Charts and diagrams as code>
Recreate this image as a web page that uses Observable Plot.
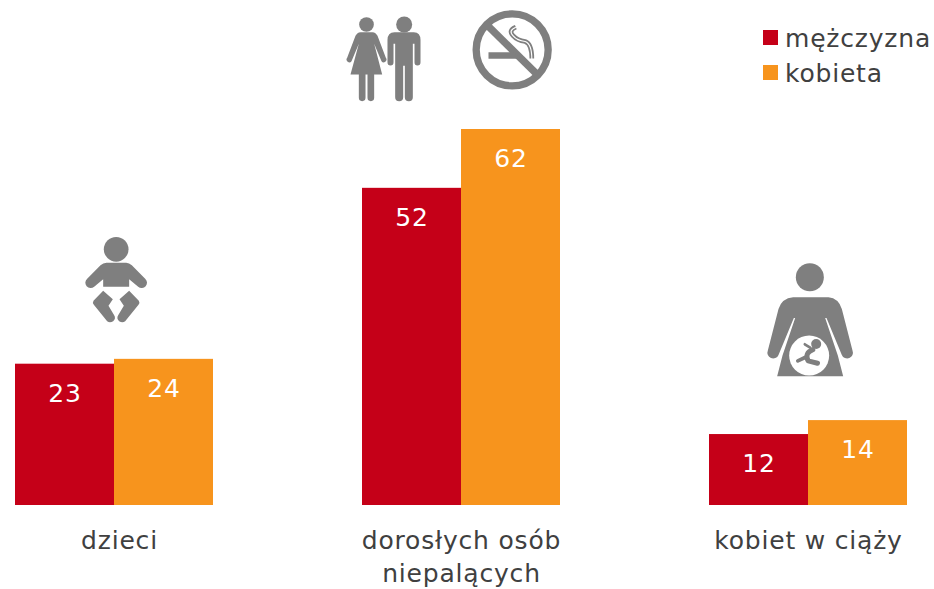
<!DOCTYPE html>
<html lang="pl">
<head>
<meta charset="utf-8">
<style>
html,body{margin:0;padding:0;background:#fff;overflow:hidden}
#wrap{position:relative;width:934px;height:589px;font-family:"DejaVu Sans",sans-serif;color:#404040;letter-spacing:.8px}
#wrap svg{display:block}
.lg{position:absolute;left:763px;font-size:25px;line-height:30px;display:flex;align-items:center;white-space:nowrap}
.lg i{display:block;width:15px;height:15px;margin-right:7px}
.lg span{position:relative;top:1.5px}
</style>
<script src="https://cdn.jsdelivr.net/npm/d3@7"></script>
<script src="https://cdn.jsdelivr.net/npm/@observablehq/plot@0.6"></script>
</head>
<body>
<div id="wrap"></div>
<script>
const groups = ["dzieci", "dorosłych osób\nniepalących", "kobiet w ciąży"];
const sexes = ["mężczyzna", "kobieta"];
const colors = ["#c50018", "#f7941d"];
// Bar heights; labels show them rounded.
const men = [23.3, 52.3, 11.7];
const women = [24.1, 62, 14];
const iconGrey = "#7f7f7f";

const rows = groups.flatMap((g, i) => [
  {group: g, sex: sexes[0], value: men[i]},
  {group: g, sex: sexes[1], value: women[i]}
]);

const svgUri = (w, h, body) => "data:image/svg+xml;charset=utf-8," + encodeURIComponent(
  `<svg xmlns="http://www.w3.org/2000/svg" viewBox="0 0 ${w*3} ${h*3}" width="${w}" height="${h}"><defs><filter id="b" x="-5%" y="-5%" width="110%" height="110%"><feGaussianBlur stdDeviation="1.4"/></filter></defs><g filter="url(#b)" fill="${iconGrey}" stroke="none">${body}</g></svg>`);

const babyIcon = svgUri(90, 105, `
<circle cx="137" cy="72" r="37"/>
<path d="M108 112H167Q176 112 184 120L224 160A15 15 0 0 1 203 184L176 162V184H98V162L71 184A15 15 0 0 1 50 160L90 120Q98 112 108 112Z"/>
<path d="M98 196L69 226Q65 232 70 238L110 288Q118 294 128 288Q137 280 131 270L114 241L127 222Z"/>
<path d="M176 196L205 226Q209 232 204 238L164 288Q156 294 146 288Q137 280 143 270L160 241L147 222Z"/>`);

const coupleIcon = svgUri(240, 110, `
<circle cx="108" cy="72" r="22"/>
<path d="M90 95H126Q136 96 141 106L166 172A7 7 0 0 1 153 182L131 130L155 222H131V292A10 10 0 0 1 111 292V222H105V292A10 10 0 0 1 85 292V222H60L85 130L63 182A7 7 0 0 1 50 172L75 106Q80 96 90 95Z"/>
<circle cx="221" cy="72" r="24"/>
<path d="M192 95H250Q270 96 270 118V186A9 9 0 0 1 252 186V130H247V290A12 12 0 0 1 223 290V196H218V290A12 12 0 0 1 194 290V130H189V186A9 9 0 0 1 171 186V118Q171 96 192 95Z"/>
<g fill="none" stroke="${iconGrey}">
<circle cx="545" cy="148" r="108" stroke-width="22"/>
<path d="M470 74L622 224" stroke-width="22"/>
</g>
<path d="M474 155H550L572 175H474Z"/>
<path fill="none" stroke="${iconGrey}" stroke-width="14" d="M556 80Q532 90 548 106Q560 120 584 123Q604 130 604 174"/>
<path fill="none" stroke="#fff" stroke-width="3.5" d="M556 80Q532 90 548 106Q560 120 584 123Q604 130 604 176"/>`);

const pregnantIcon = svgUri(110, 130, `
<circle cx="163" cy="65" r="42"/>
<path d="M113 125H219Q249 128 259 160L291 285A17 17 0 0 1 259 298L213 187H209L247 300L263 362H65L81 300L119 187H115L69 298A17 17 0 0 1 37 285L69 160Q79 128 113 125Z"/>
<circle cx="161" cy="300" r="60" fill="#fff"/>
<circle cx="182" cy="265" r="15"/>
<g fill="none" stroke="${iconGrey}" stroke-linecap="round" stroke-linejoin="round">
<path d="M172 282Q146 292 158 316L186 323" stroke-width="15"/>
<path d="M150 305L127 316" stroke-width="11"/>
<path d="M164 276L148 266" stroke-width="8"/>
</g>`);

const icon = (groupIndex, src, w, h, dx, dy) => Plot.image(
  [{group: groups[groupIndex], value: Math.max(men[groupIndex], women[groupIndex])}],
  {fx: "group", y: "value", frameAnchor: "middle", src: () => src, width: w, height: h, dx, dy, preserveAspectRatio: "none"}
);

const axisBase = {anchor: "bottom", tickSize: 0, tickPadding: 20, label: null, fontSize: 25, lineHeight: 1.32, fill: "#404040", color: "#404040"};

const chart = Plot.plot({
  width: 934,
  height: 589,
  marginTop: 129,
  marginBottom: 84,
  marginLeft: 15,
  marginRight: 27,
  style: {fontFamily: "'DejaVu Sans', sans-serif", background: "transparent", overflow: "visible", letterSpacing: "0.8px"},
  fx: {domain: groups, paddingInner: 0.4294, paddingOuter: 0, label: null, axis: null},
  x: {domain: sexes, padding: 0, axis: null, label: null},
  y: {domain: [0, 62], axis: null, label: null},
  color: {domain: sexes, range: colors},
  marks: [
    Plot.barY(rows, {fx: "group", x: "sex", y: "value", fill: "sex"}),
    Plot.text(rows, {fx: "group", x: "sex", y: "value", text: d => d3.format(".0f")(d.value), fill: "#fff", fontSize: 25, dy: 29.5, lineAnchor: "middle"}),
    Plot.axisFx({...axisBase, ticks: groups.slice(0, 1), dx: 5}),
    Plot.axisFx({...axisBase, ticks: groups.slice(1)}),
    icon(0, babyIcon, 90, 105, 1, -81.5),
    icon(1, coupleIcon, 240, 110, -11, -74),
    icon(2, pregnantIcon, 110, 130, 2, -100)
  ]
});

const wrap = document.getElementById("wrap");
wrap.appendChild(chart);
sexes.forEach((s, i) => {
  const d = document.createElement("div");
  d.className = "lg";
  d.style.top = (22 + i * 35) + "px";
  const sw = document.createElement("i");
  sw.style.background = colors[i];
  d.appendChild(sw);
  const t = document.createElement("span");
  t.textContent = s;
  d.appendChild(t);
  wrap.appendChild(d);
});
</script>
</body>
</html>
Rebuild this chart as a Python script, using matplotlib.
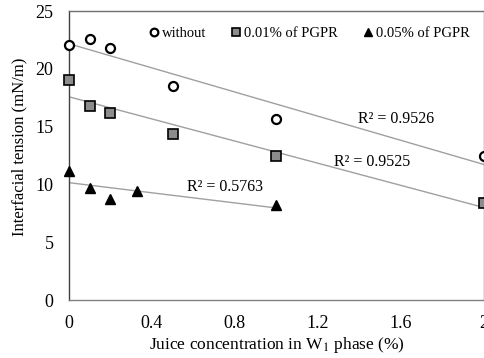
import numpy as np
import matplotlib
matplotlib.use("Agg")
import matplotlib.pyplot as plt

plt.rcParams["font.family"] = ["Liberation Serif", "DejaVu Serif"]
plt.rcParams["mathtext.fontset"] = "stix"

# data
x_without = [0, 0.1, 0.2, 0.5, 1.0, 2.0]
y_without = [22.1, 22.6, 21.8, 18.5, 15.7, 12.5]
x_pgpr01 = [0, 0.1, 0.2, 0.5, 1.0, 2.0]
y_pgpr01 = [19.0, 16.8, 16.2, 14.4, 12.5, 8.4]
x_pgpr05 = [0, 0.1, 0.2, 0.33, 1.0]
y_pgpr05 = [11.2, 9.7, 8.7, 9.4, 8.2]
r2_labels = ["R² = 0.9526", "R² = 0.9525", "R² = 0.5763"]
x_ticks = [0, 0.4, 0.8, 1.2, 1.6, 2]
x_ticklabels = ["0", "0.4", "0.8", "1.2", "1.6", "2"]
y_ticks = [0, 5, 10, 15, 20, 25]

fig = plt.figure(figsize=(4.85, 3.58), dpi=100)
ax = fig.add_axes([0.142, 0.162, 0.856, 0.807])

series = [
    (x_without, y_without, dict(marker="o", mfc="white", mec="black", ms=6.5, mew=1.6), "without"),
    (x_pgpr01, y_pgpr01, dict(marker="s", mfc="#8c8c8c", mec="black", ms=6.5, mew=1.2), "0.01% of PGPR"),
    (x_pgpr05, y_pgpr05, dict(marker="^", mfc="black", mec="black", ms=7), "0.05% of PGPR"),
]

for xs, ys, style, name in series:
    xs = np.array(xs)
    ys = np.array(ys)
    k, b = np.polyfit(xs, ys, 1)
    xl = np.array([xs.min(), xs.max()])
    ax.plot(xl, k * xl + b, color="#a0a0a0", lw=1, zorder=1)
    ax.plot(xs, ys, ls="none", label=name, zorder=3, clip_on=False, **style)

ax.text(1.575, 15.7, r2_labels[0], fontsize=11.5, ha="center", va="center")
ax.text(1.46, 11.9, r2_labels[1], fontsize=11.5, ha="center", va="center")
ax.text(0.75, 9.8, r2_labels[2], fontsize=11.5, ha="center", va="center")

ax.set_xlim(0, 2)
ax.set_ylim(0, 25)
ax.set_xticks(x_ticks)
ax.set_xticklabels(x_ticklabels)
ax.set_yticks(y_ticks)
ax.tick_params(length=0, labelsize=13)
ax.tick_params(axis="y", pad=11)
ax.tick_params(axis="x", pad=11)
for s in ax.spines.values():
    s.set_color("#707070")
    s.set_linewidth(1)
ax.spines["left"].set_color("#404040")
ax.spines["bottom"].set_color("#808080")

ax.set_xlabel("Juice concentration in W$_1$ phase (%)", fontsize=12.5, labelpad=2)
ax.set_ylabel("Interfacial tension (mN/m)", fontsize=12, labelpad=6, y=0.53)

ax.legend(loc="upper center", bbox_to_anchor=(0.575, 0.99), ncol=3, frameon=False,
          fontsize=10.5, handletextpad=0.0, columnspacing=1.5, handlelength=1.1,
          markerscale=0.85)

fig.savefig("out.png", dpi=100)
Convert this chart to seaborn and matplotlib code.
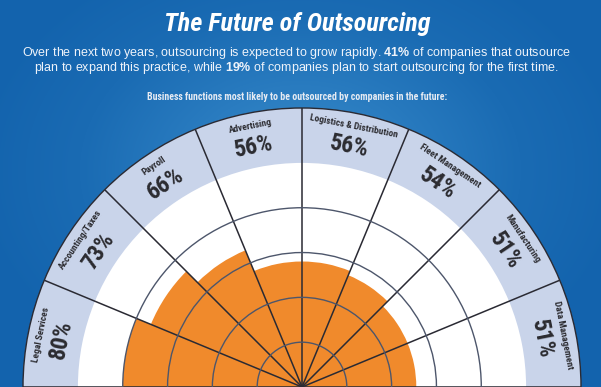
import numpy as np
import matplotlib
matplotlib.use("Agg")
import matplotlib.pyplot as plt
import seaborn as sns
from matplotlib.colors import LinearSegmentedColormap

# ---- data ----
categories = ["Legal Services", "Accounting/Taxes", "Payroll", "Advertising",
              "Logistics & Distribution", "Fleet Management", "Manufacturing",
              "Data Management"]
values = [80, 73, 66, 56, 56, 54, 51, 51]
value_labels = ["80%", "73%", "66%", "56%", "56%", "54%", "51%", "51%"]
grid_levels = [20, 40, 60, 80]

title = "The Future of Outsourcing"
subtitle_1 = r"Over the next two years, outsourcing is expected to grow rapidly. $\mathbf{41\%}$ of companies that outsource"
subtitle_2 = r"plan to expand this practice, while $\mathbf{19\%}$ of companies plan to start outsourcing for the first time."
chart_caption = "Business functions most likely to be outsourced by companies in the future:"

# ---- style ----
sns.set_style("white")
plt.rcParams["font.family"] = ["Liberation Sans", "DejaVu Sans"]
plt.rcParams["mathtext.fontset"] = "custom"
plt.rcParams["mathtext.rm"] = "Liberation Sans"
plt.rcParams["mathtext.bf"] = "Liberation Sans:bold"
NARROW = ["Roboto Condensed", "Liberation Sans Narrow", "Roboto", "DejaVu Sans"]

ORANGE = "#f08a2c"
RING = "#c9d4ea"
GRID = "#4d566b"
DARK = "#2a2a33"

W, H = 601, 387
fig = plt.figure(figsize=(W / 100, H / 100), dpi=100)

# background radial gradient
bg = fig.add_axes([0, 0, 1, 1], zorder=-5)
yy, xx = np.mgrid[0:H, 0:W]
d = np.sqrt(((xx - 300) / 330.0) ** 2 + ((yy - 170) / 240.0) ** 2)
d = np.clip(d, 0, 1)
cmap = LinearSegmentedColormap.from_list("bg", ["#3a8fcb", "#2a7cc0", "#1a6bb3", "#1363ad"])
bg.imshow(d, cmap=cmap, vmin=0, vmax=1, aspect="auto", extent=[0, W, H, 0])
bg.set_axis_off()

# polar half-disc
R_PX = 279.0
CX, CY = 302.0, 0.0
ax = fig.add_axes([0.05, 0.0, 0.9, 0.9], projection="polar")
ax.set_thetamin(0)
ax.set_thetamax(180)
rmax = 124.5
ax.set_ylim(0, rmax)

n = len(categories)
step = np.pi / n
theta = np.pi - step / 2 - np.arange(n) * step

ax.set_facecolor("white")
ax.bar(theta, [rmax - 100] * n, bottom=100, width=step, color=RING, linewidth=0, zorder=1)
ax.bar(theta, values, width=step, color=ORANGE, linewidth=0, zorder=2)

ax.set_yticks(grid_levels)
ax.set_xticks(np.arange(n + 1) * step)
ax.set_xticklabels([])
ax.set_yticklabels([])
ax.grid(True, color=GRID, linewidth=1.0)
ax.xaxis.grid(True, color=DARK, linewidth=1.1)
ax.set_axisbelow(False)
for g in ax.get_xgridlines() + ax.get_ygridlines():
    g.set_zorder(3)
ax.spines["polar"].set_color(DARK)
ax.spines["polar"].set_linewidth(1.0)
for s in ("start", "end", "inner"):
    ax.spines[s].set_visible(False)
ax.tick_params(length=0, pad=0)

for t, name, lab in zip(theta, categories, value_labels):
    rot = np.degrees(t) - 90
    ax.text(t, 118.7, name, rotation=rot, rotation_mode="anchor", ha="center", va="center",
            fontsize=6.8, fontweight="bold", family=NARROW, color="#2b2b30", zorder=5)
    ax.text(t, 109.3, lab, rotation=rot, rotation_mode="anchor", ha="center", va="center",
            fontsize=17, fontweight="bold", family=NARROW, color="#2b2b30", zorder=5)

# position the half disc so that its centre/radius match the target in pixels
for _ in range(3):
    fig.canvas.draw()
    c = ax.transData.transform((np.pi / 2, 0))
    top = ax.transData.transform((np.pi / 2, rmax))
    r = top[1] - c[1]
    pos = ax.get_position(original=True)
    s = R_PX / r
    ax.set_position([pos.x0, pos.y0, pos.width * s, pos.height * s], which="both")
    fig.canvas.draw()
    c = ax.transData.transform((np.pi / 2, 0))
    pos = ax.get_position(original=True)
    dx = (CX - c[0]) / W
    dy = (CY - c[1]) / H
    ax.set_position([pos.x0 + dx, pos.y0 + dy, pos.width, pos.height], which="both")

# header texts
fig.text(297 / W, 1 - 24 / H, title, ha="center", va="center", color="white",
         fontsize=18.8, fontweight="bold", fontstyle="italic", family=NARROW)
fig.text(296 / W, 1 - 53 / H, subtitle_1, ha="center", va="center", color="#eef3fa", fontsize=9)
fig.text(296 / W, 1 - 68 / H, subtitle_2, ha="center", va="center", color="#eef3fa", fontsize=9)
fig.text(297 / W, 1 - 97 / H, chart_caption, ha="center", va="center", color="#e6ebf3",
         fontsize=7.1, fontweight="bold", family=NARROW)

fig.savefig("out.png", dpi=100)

WRITTEN TASK> Copy the records above exactly, from the first line through the line containing "196L205 226Q209 232", and leave out the pictures.

THE OUTPUT>
Recreate this image as a web page that uses Observable Plot.
<!DOCTYPE html>
<html lang="pl">
<head>
<meta charset="utf-8">
<style>
html,body{margin:0;padding:0;background:#fff;overflow:hidden}
#wrap{position:relative;width:934px;height:589px;font-family:"DejaVu Sans",sans-serif;color:#404040;letter-spacing:.8px}
#wrap svg{display:block}
.lg{position:absolute;left:763px;font-size:25px;line-height:30px;display:flex;align-items:center;white-space:nowrap}
.lg i{display:block;width:15px;height:15px;margin-right:7px}
.lg span{position:relative;top:1.5px}
</style>
<script src="https://cdn.jsdelivr.net/npm/d3@7"></script>
<script src="https://cdn.jsdelivr.net/npm/@observablehq/plot@0.6"></script>
</head>
<body>
<div id="wrap"></div>
<script>
const groups = ["dzieci", "dorosłych osób\nniepalących", "kobiet w ciąży"];
const sexes = ["mężczyzna", "kobieta"];
const colors = ["#c50018", "#f7941d"];
// Bar heights; labels show them rounded.
const men = [23.3, 52.3, 11.7];
const women = [24.1, 62, 14];
const iconGrey = "#7f7f7f";

const rows = groups.flatMap((g, i) => [
  {group: g, sex: sexes[0], value: men[i]},
  {group: g, sex: sexes[1], value: women[i]}
]);

const svgUri = (w, h, body) => "data:image/svg+xml;charset=utf-8," + encodeURIComponent(
  `<svg xmlns="http://www.w3.org/2000/svg" viewBox="0 0 ${w*3} ${h*3}" width="${w}" height="${h}"><defs><filter id="b" x="-5%" y="-5%" width="110%" height="110%"><feGaussianBlur stdDeviation="1.4"/></filter></defs><g filter="url(#b)" fill="${iconGrey}" stroke="none">${body}</g></svg>`);

const babyIcon = svgUri(90, 105, `
<circle cx="137" cy="72" r="37"/>
<path d="M108 112H167Q176 112 184 120L224 160A15 15 0 0 1 203 184L176 162V184H98V162L71 184A15 15 0 0 1 50 160L90 120Q98 112 108 112Z"/>
<path d="M98 196L69 226Q65 232 70 238L110 288Q118 294 128 288Q137 280 131 270L114 241L127 222Z"/>
<path d="M176 196L205 226Q209 232 204 238L164 288Q156 294 146 288Q137 280 143 270L160 241L147 222Z"/>`);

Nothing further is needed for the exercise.